DOSE & TIMING ~ AS REPORTED

PT-141 dosage, half-life, and timing — reported as findings, not as a protocol.

What the approved label specifies, what the dose-finding trials tested, and how long the drug lasts. These are figures of record. They are not instructions for any reader to follow.

The short version

This page reports the PT-141 dosage figures that appear in the trials and on the approved label — and nothing here is a recommendation. In its approved use, the label specifies bremelanotide 1.75 mg injected under the skin (subcutaneous — just under the skin), taken only as needed, with hard limits: no more than one dose in 24 hours and no more than eight in a month [11]. The drug clears quickly: its half-life — the time for the amount in the blood to fall by half — is about 2.7 hours [11]. We state these as facts on record because people search for them; we do not tell anyone to use them.

PT-141 Dosage in the Research Literature

Reported strictly as findings: the approved label specifies bremelanotide 1.75 mg subcutaneously, as needed, at least 45 minutes before anticipated sexual activity, with no more than one dose per 24 hours and no more than eight doses per month [11]. This is the figure of record for the approved premenopausal-HSDD indication — not a protocol for any individual to follow.

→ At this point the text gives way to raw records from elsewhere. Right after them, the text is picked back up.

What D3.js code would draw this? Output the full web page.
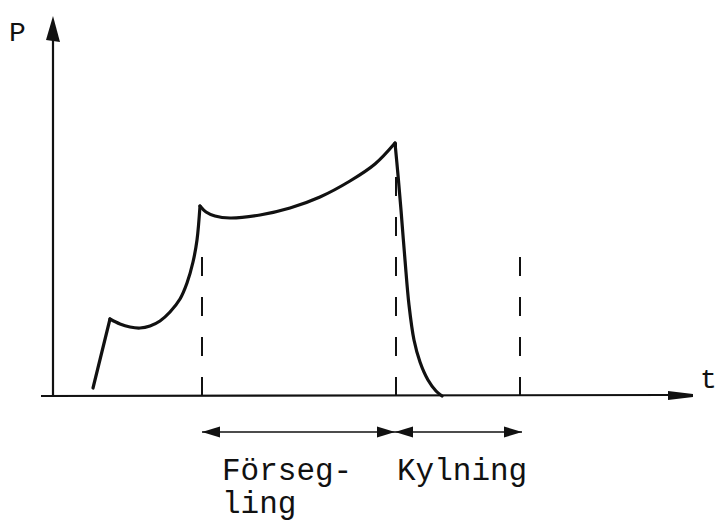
<!DOCTYPE html>
<html>
<head>
<meta charset="utf-8">
<script src="https://cdn.jsdelivr.net/npm/d3@7"></script>
<style>
  html, body { margin: 0; padding: 0; background: #fff; }
  svg { display: block; }
</style>
</head>
<body>
<script>
// pressure curve, split at its corners
var riseT = [40, 57];
var riseP = [8, 77];
var fillT = [57, 67, 77, 87, 97, 107, 117, 127, 134, 140, 144, 147];
var fillP = [77, 72, 69, 68, 70, 75, 84, 97, 113, 134, 156, 190];
var sealT = [147, 153, 162, 177, 207, 237, 267, 297, 322, 342];
var sealP = [190, 184, 180, 178, 181, 188, 199, 215, 232, 253];
var coolT = [342, 345, 348, 352, 356, 361, 367, 375, 383, 389];
var coolP = [253, 221, 186, 136, 91, 56, 34, 16, 5, 0];

// dashed markers
var markerT = [149, 343, 467];
var markerTop = [152, 253, 148];

// phases below the axis
var phaseLabels = [['Förseg-', 'ling'], ['Kylning']];
var phaseStart = [149, 342];
var phaseEnd = [342, 469];

var width = 717, height = 524;
var ink = '#111';

var x = d3.scaleLinear().domain([0, 640]).range([53, 693]);
var y = d3.scaleLinear().domain([0, 380]).range([396, 16]);

var svg = d3.select('body').append('svg')
    .attr('width', width)
    .attr('height', height);

// filled head drawn in user space, no marker scaling
svg.append('defs').append('marker')
    .attr('id', 'head')
    .attr('viewBox', '0 -6 18 12')
    .attr('refX', 18).attr('refY', 0)
    .attr('markerWidth', 18).attr('markerHeight', 12)
    .attr('markerUnits', 'userSpaceOnUse')
    .attr('orient', 'auto-start-reverse')
    .append('path')
    .attr('d', 'M0,-5.5L18,0L0,5.5Z')
    .attr('fill', ink);

// axes
svg.append('line')
    .attr('x1', 41).attr('y1', y(0))
    .attr('x2', x(615)).attr('y2', y(0) - 1)
    .attr('stroke', ink).attr('stroke-width', 2.2);
svg.append('path')
    .attr('d', `M${x(615)},${y(0) - 5}L${x(640)},${y(0) - 2}L${x(640)},${y(0) + 1}L${x(615)},${y(0) + 4}Z`)
    .attr('fill', ink);

svg.append('line')
    .attr('x1', x(0)).attr('y1', y(0) + 1)
    .attr('x2', x(0)).attr('y2', y(360))
    .attr('stroke', ink).attr('stroke-width', 2.2);
svg.append('path')
    .attr('d', `M${x(0) - 7},${y(356)}L${x(0)},${y(380)}L${x(0) + 7},${y(354)}Z`)
    .attr('fill', ink);

// dashed markers
svg.selectAll('.marker')
    .data(markerT)
    .enter()
    .append('line')
    .attr('class', 'marker')
    .attr('x1', (d) => x(d)).attr('y1', y(0))
    .attr('x2', (d) => x(d)).attr('y2', (d, i) => y(markerTop[i]))
    .attr('stroke', ink)
    .attr('stroke-width', 2)
    .attr('stroke-dasharray', '19,21');

// curve
var line = d3.line()
    .x((d) => x(d[0]))
    .y((d) => y(d[1]))
    .curve(d3.curveCatmullRom.alpha(0.5));

var segments = [[riseT, riseP], [fillT, fillP], [sealT, sealP], [coolT, coolP]];
svg.selectAll('.seg')
    .data(segments)
    .enter()
    .append('path')
    .attr('class', 'seg')
    .attr('d', (s) => line(s[0].map((t, i) => [t, s[1][i]])))
    .attr('fill', 'none')
    .attr('stroke', ink)
    .attr('stroke-width', 3.2)
    .attr('stroke-linejoin', 'round')
    .attr('stroke-linecap', 'round');

// phase arrows
var arrowY = 432;
svg.selectAll('.phase')
    .data(phaseStart)
    .enter()
    .append('line')
    .attr('class', 'phase')
    .attr('x1', (d) => x(d)).attr('y1', arrowY)
    .attr('x2', (d, i) => x(phaseEnd[i])).attr('y2', arrowY)
    .attr('stroke', ink)
    .attr('stroke-width', 1.5)
    .attr('marker-start', 'url(#head)')
    .attr('marker-end', 'url(#head)');

// labels
var font = '"Liberation Mono", "DejaVu Sans Mono", monospace';
var labels = svg.selectAll('.label')
    .data(phaseLabels)
    .enter()
    .append('text')
    .attr('class', 'label')
    .attr('font-family', font)
    .attr('font-size', 31)
    .attr('fill', ink);
labels.selectAll('tspan')
    .data((d, i) => d.map((s) => ({ s: s, i: i })))
    .enter()
    .append('tspan')
    .attr('x', (d) => x(phaseStart[d.i]) + (d.i === 0 ? 20 : 2))
    .attr('y', (d, j) => 480 + j * 33)
    .text((d) => d.s);

svg.append('text')
    .attr('x', 9).attr('y', 41)
    .attr('font-family', font)
    .attr('font-size', 28)
    .attr('fill', ink)
    .text('P');
svg.append('text')
    .attr('x', 700).attr('y', 388)
    .attr('font-family', font)
    .attr('font-size', 28)
    .attr('fill', ink)
    .text('t');
</script>
</body>
</html>
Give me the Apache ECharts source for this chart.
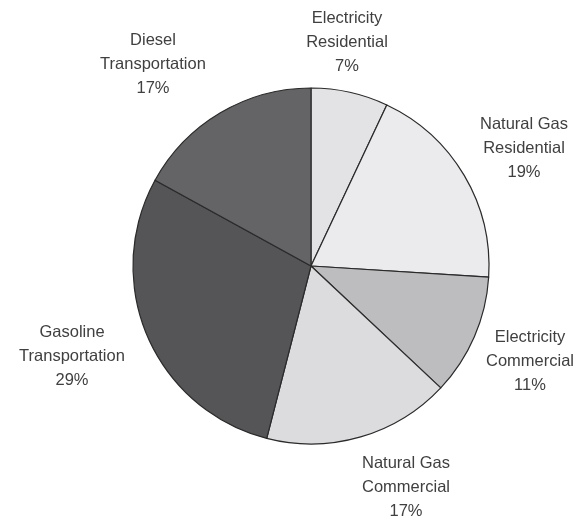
<!DOCTYPE html>
<html><head><meta charset="utf-8">
<script src="https://cdn.jsdelivr.net/npm/echarts@6/dist/echarts.min.js"></script>
<style>html,body{margin:0;padding:0;background:#fff}#c{width:584px;height:523px}</style>
</head><body><div id="c"></div>
<script>
var categories = ["Electricity\nResidential", "Natural Gas\nResidential", "Electricity\nCommercial", "Natural Gas\nCommercial", "Gasoline\nTransportation", "Diesel\nTransportation"];
var values = [7, 19, 11, 17, 29, 17];
var colors = ["#e3e3e5", "#ebebed", "#bdbdbf", "#dcdcde", "#555557", "#646466"];
var labelPos = [[347, 42], [524, 148], [530, 361], [406, 487], [72, 356], [153, 64]];

var chart = echarts.init(document.getElementById('c'));
chart.setOption({
  animation: false,
  series: [{
    type: 'pie',
    center: [311, 266],
    radius: 178,
    startAngle: 90,
    clockwise: true,
    data: categories.map(function (n, i) {
      return { name: n, value: values[i], itemStyle: { color: colors[i] } };
    }),
    itemStyle: { borderColor: '#2a2a2a', borderWidth: 1.2 },
    label: {
      show: true,
      position: 'outside',
      alignTo: 'none',
      overflow: 'none',
      bleedMargin: 0,
      formatter: function (p) { return p.name + '\n' + p.value + '%'; },
      fontFamily: 'Liberation Sans, Arial, sans-serif',
      fontSize: 16.5,
      lineHeight: 24,
      color: '#404040',
      align: 'center'
    },
    labelLine: { show: false },
    labelLayout: function (p) {
      var pos = labelPos[p.dataIndex];
      return { x: pos[0], y: pos[1], align: 'center', verticalAlign: 'middle', width: 200 };
    },
    emphasis: { disabled: true }
  }]
});
</script></body></html>
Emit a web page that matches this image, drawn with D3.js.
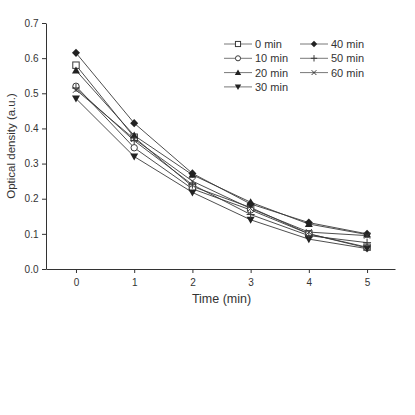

The dose was established through dose-finding work. A Phase 2 randomized, placebo-controlled study evaluated subcutaneous bremelanotide at 0.75, 1.25, and 1.75 mg in premenopausal women with female sexual dysfunction, which supported advancing the 1.75 mg dose into Phase 3 [8]. Early development also explored other routes and higher figures: intranasal dose-escalation in men reached roughly 7-20 mg, and a Phase 1 obesity protocol administered subcutaneous doses up to 2.5 mg, up to three times daily for 15 days — a research protocol only, and not an approved or recommended regimen [1]. The approved route is subcutaneous; the intranasal route was discontinued in development due to pharmacokinetic variability.

How long PT-141 lasts (half-life and timing)

After a subcutaneous dose, bremelanotide reaches peak blood concentration quickly — a median time to maximum (Tmax) of about 0.5 to 1.0 hours — and is then cleared with a terminal half-life of approximately 2.7 hours (range 1.9-4.0 hours) per the prescribing information [11]. Early intranasal studies reported a comparable half-life of 1.85-2.09 hours.

In practical pharmacology terms, that is a short-acting, fast-on profile — which is why the approved use is as needed, taken ahead of anticipated activity rather than dosed continuously [11]. The supporting parameters: a volume of distribution of about 25.0 L, clearance of about 6.5 L/hr, roughly 21% serum protein binding, and metabolism by hydrolysis of the cyclic-peptide amide bonds and by peptidase digestion [11].

PT-141 half-life

The terminal PT-141 half-life is approximately 2.7 hours after subcutaneous administration, with a labeled range of 1.9 to 4.0 hours [11]. The molecule's cyclic lactam structure confers greater stability than the linear melanocortin peptides it is related to, but it is still a short-acting agent — its effect on desire in the fMRI study persisted for up to 24 hours even though the drug itself is cleared within hours, a reminder that a downstream behavioural effect can outlast the molecule's presence in blood [5][11].